London police yesterday deployed a sweeping security cordon around Heathrow Airport and made seven arrests to thwart climate activists’ efforts to shut down Europe’s busiest travel hub using drones.
Campaigners from Heathrow Pause — an offshoot of the Extinction Rebellion group backed by Swedish teenager Greta Thunberg — had hoped to disrupt the travel plans of tens of thousands of passengers from across the world over the weekend, but their first miniature device failed to take flight after receiving no signal from its hand-held remote control.
“They are jamming — we can’t get the signal,” one campaigner said in a video posted on social media from what appeared to be the airport’s outer edge. “The passengers will be happy. We are not happy.”
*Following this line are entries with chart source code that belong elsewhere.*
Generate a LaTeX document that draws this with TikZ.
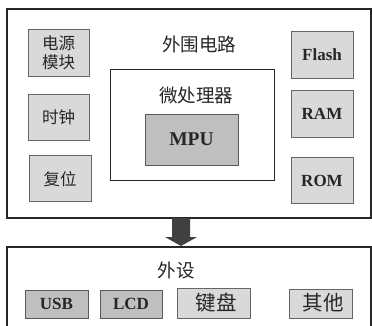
\documentclass[tikz,border=0pt]{standalone}
\usepackage{fontspec}
\setmainfont{Liberation Serif}
\newfontfamily\cjk{Noto Sans CJK SC}
\begin{document}
\begin{tikzpicture}[x=1pt,y=-1pt,
  bigbox/.style={draw=black!85,line width=1.3pt},
  gbox/.style={draw=black!60,line width=0.8pt,fill=black!15},
  dbox/.style={draw=black!65,line width=0.8pt,fill=black!25},
  lab/.style={font=\cjk\fontsize{18.5}{20}\selectfont,text=black!85},
  blab/.style={font=\cjk\fontsize{16.5}{19}\selectfont,text=black!85},
  klab/.style={font=\cjk\fontsize{20.5}{22}\selectfont,text=black!85},
  elab/.style={font=\bfseries\fontsize{17}{19}\selectfont,text=black!85}]
\useasboundingbox (0,0) rectangle (372,325);
\fill[white] (0,0) rectangle (372,325);
\begin{scope}
\clip (0,0) rectangle (372,325);
% top outer
\draw[bigbox] (7,9) rectangle (371,218);
\node[lab] (periph) at (199,44) {外围电路};
\draw[gbox] (28,29) rectangle (89,76);
\node[blab,align=center,inner sep=0pt] (pwr) at (58.5,53) {电源\\模块};
\draw[gbox] (28,94) rectangle (89,140);
\node[blab] (clk) at (58.5,117) {时钟};
\draw[gbox] (29,155) rectangle (91,201);
\node[blab] (rst) at (60,179) {复位};
% micro processor
\draw[bigbox,line width=1pt] (110,69) rectangle (274,180);
\node[lab] (mcu) at (196,95) {微处理器};
\draw[dbox] (145,114) rectangle (238,165);
\node[elab,font=\bfseries\fontsize{19.5}{21}\selectfont] (mpu) at (191.5,139.5) {MPU};
% memories
\draw[gbox] (291,31) rectangle (353,78);
\node[elab] (flash) at (322,55) {Flash};
\draw[gbox] (291,90) rectangle (353,137);
\node[elab] (ram) at (322,114) {RAM};
\draw[gbox] (291,157) rectangle (353,203);
\node[elab] (rom) at (322,181) {ROM};
% arrow
\fill[black!75] (172,218) -- (190,218) -- (190,237) -- (197,237) -- (181,246) -- (165,237) -- (172,237) -- cycle;
% bottom outer
\draw[bigbox] (7,247) rectangle (371,340);
\node[lab] (dev) at (176,270) {外设};
\draw[dbox] (25,290) rectangle (88,318);
\node[elab] (usb) at (56.5,304) {USB};
\draw[dbox] (100,290) rectangle (162,318);
\node[elab] (lcd) at (131,304) {LCD};
\draw[gbox] (177,288) rectangle (250,318);
\node[klab] (kbd) at (216,302.5) {键盘};
\draw[gbox] (289,289) rectangle (352,318);
\node[klab] (oth) at (323,303) {其他};
\end{scope}
\end{tikzpicture}
\end{document}
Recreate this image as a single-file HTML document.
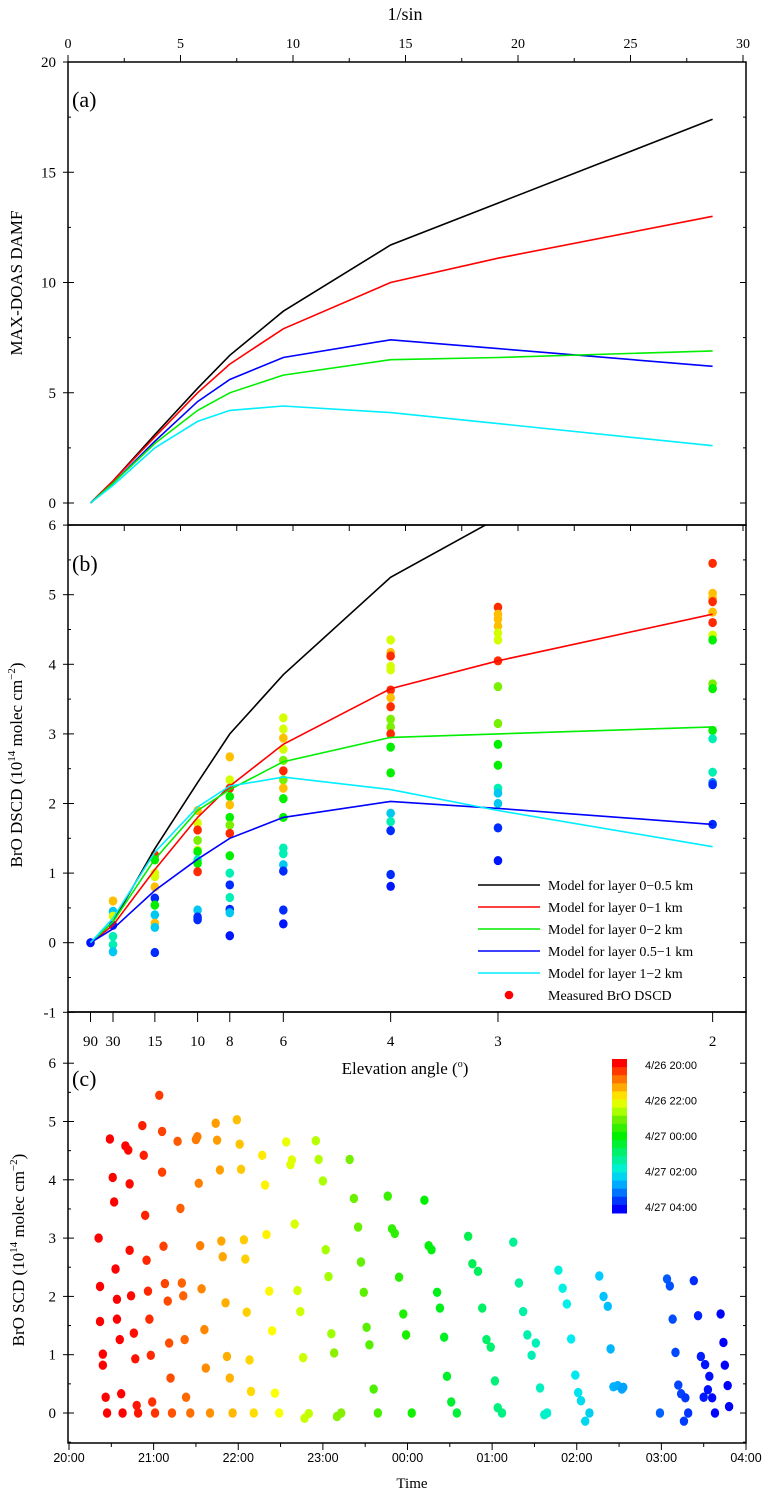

A London police spokesman refused to confirm or deny the use of jamming devices.
“We do not discuss security tactics,” the spokesman said.
However, the department said that it was imposing a “dispersal order” under a criminal statute act covering “anti-social behavior” in areas surrounding the airport’s vast grounds through tomorrow morning.
Heathrow rules stipulate that it must temporarily close should a drone be spotted within its 5km exclusion zone.
However, it was expected to make exceptions should this involve miniature drones flying close to the ground and away from runways or flight paths — rules Heathrow Pause intends to keep to.
“Like-minded citizens just know that what we are doing is not a criminal act,” group member Sylvia Dell said as she prepared to fly her own drone in the coming days.
The retired mother-of-four said she was stirred to action by a UN report warning governments that they had 12 years left to stop the Earth from warming to dangerous levels.
“We’re the fire alarm ringing in the middle of the night telling people to wake up, your house is on fire,” Dell said.
The group’s members have met airport representatives and the police to arrange precautionary measures aimed at avoiding accidents.
They had hoped to fly the drones at head height at hourly intervals that could keep the airport closed continuously for up to five days.
“You need to make disruption painful before the authorities take notice,” Dell said.
Dell said that she faced “years” in jail because of two prior arrests during an Extinction Rebellion protest that ground parts of London to a halt for more than a week in April.
“Prison is a terrifying prospect, [but] I find the prospect of not acting and allowing the world to collapse — that’s more terrifying for me,” she said.